Though the owners may have the power to keep the pension money, it is unclear how they could do any further financial harm to the players. The salary cap proposal calls for a specific percentage of revenue and a guaranteed $1 billion for 1995 salaries. If they eventually declare an impasse and impose it unilaterally, they cannot legally change that formal proposal to the disadvantage of the players.
Perhaps all Ravitch was saying was that the players are doomed to end up with a 50-50 split if they carry the strike into the off-season, while they could get a higher percentage if they agree to talk about the cap now, but his tone was more punitive than that.

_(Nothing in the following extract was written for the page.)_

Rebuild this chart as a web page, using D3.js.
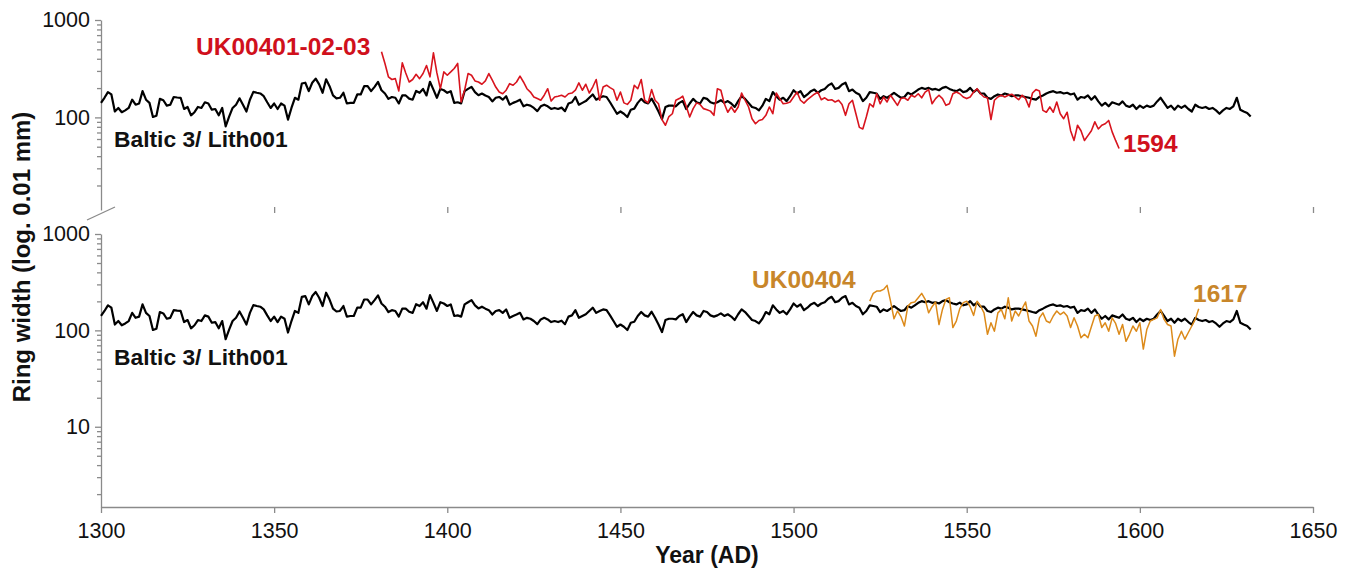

"I'm not much interested in listening to any more threats," Fehr said. "When Dick says things like that, it's obvious that he's a prisoner of his own rhetoric."
In related developments:
* The players held a conference call earlier in the day to update the executive board on the progress of the negotiations and finalize the date on which the union will begin dispensing money from the players' strike fund. The first checks will be mailed out on Sept. 15, but the amount of those payments has not been announced.
* Ravitch said that two teams have called him suggesting that the minimum payroll requirement be removed from the ownership salary cap proposal to make up for losses incurred from the strike, but that seems unlikely since the owners could hurt their case for a legal impasse if they take anything off the table.
* Though a declared impasse is looking more likely, Ravitch said yesterday that the owners have not yet discussed how they would go about implementing new working conditions this winter.
"If the union refuses to talk about cost at some level," Ravitch said, "at some point in October, we'll have to sit down and figure out what to do."
* Ravitch explained how rumors of a Reinsdorf compromise may have developed.
"What Jerry asked was, if you're willing to talk percentage with us, we are willing to give you everything else you wanted," Ravitch said. "The answer to that was no."